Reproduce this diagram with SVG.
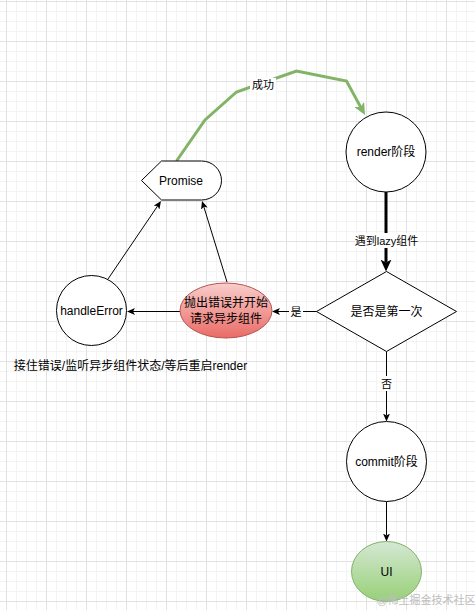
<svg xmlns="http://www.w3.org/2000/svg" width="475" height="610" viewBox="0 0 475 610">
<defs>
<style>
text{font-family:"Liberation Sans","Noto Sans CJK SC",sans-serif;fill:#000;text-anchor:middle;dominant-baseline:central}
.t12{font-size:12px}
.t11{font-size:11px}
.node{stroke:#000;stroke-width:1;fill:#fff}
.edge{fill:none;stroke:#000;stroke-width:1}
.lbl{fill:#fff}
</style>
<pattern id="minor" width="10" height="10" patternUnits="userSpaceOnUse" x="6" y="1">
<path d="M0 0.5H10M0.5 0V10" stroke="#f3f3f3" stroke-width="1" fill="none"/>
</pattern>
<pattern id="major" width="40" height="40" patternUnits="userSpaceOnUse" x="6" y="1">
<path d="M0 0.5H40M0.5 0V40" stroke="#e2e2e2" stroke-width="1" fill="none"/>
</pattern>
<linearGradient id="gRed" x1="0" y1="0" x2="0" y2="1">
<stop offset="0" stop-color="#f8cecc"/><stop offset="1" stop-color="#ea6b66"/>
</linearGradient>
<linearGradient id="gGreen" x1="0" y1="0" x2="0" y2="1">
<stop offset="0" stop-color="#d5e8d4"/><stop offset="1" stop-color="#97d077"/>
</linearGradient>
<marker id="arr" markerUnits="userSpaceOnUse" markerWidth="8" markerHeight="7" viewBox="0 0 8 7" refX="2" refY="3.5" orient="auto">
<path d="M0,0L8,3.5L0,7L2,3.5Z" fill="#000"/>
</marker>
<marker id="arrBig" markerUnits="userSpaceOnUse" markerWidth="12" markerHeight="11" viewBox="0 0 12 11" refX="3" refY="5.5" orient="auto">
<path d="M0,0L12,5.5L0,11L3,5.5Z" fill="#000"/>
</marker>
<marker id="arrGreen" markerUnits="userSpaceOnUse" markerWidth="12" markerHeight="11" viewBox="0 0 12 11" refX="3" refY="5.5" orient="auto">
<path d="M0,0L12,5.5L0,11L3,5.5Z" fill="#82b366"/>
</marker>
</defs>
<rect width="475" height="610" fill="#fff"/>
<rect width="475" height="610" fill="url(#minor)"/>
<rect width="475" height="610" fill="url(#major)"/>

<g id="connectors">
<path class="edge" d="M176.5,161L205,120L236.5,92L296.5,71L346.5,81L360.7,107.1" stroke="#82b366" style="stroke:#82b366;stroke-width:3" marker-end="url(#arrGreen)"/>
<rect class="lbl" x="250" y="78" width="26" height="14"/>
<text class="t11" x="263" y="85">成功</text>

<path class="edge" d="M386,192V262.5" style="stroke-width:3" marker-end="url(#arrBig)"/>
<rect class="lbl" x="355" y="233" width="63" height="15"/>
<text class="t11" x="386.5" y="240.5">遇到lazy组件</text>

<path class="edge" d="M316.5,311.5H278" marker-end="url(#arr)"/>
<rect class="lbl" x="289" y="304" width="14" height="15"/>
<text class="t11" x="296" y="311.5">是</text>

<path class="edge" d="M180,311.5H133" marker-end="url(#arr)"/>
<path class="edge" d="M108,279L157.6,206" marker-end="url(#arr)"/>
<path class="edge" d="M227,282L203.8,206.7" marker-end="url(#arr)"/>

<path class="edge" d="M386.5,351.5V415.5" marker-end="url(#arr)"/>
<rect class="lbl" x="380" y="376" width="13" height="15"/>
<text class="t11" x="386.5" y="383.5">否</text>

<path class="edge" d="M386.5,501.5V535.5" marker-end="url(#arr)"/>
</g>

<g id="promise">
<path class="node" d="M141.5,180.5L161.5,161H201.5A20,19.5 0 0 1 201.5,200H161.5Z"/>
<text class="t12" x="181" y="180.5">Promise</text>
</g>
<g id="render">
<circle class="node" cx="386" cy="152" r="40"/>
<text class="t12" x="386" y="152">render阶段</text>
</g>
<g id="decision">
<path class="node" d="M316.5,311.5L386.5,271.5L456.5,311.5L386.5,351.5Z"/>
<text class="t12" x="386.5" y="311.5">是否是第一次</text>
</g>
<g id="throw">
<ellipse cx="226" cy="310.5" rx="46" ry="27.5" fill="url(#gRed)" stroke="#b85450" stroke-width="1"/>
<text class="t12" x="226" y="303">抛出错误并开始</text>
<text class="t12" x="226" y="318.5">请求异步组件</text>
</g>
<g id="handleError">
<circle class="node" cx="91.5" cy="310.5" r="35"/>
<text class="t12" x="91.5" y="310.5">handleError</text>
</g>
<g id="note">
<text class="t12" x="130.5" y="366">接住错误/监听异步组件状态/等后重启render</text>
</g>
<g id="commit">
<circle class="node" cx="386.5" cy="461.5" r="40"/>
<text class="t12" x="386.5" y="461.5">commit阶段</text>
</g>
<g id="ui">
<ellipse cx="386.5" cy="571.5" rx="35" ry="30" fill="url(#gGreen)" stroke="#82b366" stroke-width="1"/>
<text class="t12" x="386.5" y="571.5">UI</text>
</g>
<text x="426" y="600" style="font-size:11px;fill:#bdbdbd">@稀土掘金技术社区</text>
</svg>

**STATED GOAL**
Repeat the material above word for word, please, apart from its images.

**WORKED ANSWER**
Reproduce this diagram with SVG.
<svg xmlns="http://www.w3.org/2000/svg" width="475" height="610" viewBox="0 0 475 610">
<defs>
<style>
text{font-family:"Liberation Sans","Noto Sans CJK SC",sans-serif;fill:#000;text-anchor:middle;dominant-baseline:central}
.t12{font-size:12px}
.t11{font-size:11px}
.node{stroke:#000;stroke-width:1;fill:#fff}
.edge{fill:none;stroke:#000;stroke-width:1}
.lbl{fill:#fff}
</style>
<pattern id="minor" width="10" height="10" patternUnits="userSpaceOnUse" x="6" y="1">
<path d="M0 0.5H10M0.5 0V10" stroke="#f3f3f3" stroke-width="1" fill="none"/>
</pattern>
<pattern id="major" width="40" height="40" patternUnits="userSpaceOnUse" x="6" y="1">
<path d="M0 0.5H40M0.5 0V40" stroke="#e2e2e2" stroke-width="1" fill="none"/>
</pattern>
<linearGradient id="gRed" x1="0" y1="0" x2="0" y2="1">
<stop offset="0" stop-color="#f8cecc"/><stop offset="1" stop-color="#ea6b66"/>
</linearGradient>
<linearGradient id="gGreen" x1="0" y1="0" x2="0" y2="1">
<stop offset="0" stop-color="#d5e8d4"/><stop offset="1" stop-color="#97d077"/>
</linearGradient>
<marker id="arr" markerUnits="userSpaceOnUse" markerWidth="8" markerHeight="7" viewBox="0 0 8 7" refX="2" refY="3.5" orient="auto">
<path d="M0,0L8,3.5L0,7L2,3.5Z" fill="#000"/>
</marker>
<marker id="arrBig" markerUnits="userSpaceOnUse" markerWidth="12" markerHeight="11" viewBox="0 0 12 11" refX="3" refY="5.5" orient="auto">
<path d="M0,0L12,5.5L0,11L3,5.5Z" fill="#000"/>
</marker>
<marker id="arrGreen" markerUnits="userSpaceOnUse" markerWidth="12" markerHeight="11" viewBox="0 0 12 11" refX="3" refY="5.5" orient="auto">
<path d="M0,0L12,5.5L0,11L3,5.5Z" fill="#82b366"/>
</marker>
</defs>
<rect width="475" height="610" fill="#fff"/>
<rect width="475" height="610" fill="url(#minor)"/>
<rect width="475" height="610" fill="url(#major)"/>

<g id="connectors">
<path class="edge" d="M176.5,161L205,120L236.5,92L296.5,71L346.5,81L360.7,107.1" stroke="#82b366" style="stroke:#82b366;stroke-width:3" marker-end="url(#arrGreen)"/>
<rect class="lbl" x="250" y="78" width="26" height="14"/>
<text class="t11" x="263" y="85">成功</text>

<path class="edge" d="M386,192V262.5" style="stroke-width:3" marker-end="url(#arrBig)"/>
<rect class="lbl" x="355" y="233" width="63" height="15"/>
<text class="t11" x="386.5" y="240.5">遇到lazy组件</text>

<path class="edge" d="M316.5,311.5H278" marker-end="url(#arr)"/>
<rect class="lbl" x="289" y="304" width="14" height="15"/>
<text class="t11" x="296" y="311.5">是</text>

<path class="edge" d="M180,311.5H133" marker-end="url(#arr)"/>
<path class="edge" d="M108,279L157.6,206" marker-end="url(#arr)"/>
<path class="edge" d="M227,282L203.8,206.7" marker-end="url(#arr)"/>

<path class="edge" d="M386.5,351.5V415.5" marker-end="url(#arr)"/>
<rect class="lbl" x="380" y="376" width="13" height="15"/>
<text class="t11" x="386.5" y="383.5">否</text>

<path class="edge" d="M386.5,501.5V535.5" marker-end="url(#arr)"/>
</g>

<g id="promise">
<path class="node" d="M141.5,180.5L161.5,161H201.5A20,19.5 0 0 1 201.5,200H161.5Z"/>
<text class="t12" x="181" y="180.5">Promise</text>
</g>
<g id="render">
<circle class="node" cx="386" cy="152" r="40"/>
<text class="t12" x="386" y="152">render阶段</text>
</g>
<g id="decision">
<path class="node" d="M316.5,311.5L386.5,271.5L456.5,311.5L386.5,351.5Z"/>
<text class="t12" x="386.5" y="311.5">是否是第一次</text>
</g>
<g id="throw">
<ellipse cx="226" cy="310.5" rx="46" ry="27.5" fill="url(#gRed)" stroke="#b85450" stroke-width="1"/>
<text class="t12" x="226" y="303">抛出错误并开始</text>
<text class="t12" x="226" y="318.5">请求异步组件</text>
</g>
<g id="handleError">
<circle class="node" cx="91.5" cy="310.5" r="35"/>
<text class="t12" x="91.5" y="310.5">handleError</text>
</g>
<g id="note">
<text class="t12" x="130.5" y="366">接住错误/监听异步组件状态/等后重启render</text>
</g>
<g id="commit">
<circle class="node" cx="386.5" cy="461.5" r="40"/>
<text class="t12" x="386.5" y="461.5">commit阶段</text>
</g>
<g id="ui">
<ellipse cx="386.5" cy="571.5" rx="35" ry="30" fill="url(#gGreen)" stroke="#82b366" stroke-width="1"/>
<text class="t12" x="386.5" y="571.5">UI</text>
</g>
<text x="426" y="600" style="font-size:11px;fill:#bdbdbd">@稀土掘金技术社区</text>
</svg>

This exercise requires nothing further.